Could the lines from the start of the data through the line with "fontsize=6.15, style='italic', color='#666b75')" be set down exactly, with no pictures among them?
-- -- --
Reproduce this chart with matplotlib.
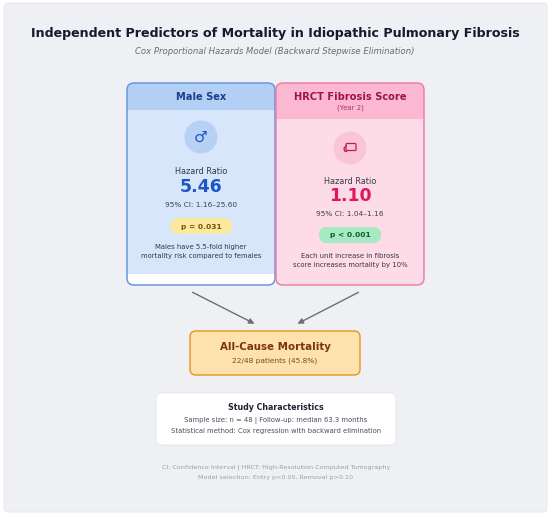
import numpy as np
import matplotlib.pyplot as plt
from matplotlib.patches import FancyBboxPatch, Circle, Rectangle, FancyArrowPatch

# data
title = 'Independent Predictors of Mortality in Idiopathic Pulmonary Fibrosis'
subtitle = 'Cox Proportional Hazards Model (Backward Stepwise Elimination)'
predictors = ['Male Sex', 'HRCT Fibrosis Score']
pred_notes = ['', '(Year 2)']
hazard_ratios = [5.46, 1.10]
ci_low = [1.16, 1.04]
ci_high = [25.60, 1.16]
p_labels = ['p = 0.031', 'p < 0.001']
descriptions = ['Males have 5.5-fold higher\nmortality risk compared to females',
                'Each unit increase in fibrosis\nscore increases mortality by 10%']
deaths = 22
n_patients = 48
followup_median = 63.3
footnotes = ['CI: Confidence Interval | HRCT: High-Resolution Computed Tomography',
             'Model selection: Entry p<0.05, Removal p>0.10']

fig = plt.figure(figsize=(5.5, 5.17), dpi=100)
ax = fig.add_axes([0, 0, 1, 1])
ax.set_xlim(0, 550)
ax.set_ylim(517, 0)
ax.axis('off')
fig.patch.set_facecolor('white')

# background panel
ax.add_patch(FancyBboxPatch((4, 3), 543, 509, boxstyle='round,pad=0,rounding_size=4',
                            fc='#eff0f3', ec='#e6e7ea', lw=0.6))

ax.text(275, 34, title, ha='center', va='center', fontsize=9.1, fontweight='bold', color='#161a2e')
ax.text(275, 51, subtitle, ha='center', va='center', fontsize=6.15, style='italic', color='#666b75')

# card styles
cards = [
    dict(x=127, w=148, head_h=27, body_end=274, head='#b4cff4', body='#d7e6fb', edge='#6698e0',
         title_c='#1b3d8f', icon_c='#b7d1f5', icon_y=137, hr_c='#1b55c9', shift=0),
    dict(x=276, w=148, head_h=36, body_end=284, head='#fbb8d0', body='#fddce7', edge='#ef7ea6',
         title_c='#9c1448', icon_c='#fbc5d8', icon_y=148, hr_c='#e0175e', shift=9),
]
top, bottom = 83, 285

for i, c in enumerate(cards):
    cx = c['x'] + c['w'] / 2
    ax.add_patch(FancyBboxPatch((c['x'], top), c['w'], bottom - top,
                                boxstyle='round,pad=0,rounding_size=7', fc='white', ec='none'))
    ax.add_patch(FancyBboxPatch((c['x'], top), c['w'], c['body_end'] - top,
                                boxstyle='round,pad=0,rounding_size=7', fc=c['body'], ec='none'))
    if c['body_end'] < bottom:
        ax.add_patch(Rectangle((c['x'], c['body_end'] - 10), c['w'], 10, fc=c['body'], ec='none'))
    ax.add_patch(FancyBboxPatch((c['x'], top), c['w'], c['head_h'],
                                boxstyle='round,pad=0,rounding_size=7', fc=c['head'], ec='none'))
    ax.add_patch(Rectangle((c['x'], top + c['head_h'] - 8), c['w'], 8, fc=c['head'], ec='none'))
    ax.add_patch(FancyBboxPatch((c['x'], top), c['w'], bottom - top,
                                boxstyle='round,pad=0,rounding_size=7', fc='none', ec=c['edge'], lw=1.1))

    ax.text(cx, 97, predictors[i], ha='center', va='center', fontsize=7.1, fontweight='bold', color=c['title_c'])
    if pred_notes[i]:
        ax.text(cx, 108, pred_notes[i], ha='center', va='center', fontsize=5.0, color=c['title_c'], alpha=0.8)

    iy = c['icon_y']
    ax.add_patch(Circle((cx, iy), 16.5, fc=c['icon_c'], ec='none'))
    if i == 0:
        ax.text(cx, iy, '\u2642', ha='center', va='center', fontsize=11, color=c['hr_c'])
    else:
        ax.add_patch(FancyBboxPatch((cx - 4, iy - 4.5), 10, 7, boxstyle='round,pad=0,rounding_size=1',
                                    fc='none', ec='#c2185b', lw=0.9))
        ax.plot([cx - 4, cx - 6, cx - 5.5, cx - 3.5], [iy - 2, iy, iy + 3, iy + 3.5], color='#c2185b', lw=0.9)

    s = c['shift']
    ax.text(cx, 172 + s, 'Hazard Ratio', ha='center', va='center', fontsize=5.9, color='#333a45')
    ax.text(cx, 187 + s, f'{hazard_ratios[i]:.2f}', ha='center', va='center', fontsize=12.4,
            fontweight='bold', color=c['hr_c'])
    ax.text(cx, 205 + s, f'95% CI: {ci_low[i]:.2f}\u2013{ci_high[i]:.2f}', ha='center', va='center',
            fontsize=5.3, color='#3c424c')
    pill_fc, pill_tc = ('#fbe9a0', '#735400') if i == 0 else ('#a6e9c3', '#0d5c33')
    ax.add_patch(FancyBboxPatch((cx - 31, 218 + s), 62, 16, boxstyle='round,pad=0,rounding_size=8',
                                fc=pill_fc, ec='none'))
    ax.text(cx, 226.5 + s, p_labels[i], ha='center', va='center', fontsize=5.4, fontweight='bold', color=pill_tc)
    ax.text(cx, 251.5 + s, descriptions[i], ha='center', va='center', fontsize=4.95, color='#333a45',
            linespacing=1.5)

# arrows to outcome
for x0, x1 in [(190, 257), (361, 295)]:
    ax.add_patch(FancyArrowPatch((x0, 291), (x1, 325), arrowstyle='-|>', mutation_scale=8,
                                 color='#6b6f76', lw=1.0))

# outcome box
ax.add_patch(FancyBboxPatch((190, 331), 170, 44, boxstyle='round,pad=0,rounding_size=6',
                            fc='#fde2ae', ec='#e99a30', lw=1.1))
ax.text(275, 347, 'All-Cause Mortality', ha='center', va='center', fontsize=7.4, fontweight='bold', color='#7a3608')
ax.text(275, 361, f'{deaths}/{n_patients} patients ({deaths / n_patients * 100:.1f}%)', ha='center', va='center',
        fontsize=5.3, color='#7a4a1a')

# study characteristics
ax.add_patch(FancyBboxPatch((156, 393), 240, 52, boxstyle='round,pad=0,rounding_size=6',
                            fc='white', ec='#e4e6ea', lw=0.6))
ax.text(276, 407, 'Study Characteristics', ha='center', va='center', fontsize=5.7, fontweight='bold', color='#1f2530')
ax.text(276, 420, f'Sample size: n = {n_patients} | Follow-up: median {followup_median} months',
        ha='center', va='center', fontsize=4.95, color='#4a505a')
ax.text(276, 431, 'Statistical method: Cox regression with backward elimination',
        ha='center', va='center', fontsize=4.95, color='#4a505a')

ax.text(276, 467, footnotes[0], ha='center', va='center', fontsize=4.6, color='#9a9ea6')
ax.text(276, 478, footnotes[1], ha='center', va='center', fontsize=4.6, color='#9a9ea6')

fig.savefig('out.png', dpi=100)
-- -- --
Task answer:
Reproduce this chart with matplotlib.
import numpy as np
import matplotlib.pyplot as plt
from matplotlib.patches import FancyBboxPatch, Circle, Rectangle, FancyArrowPatch

# data
title = 'Independent Predictors of Mortality in Idiopathic Pulmonary Fibrosis'
subtitle = 'Cox Proportional Hazards Model (Backward Stepwise Elimination)'
predictors = ['Male Sex', 'HRCT Fibrosis Score']
pred_notes = ['', '(Year 2)']
hazard_ratios = [5.46, 1.10]
ci_low = [1.16, 1.04]
ci_high = [25.60, 1.16]
p_labels = ['p = 0.031', 'p < 0.001']
descriptions = ['Males have 5.5-fold higher\nmortality risk compared to females',
                'Each unit increase in fibrosis\nscore increases mortality by 10%']
deaths = 22
n_patients = 48
followup_median = 63.3
footnotes = ['CI: Confidence Interval | HRCT: High-Resolution Computed Tomography',
             'Model selection: Entry p<0.05, Removal p>0.10']

fig = plt.figure(figsize=(5.5, 5.17), dpi=100)
ax = fig.add_axes([0, 0, 1, 1])
ax.set_xlim(0, 550)
ax.set_ylim(517, 0)
ax.axis('off')
fig.patch.set_facecolor('white')

# background panel
ax.add_patch(FancyBboxPatch((4, 3), 543, 509, boxstyle='round,pad=0,rounding_size=4',
                            fc='#eff0f3', ec='#e6e7ea', lw=0.6))

ax.text(275, 34, title, ha='center', va='center', fontsize=9.1, fontweight='bold', color='#161a2e')
ax.text(275, 51, subtitle, ha='center', va='center', fontsize=6.15, style='italic', color='#666b75')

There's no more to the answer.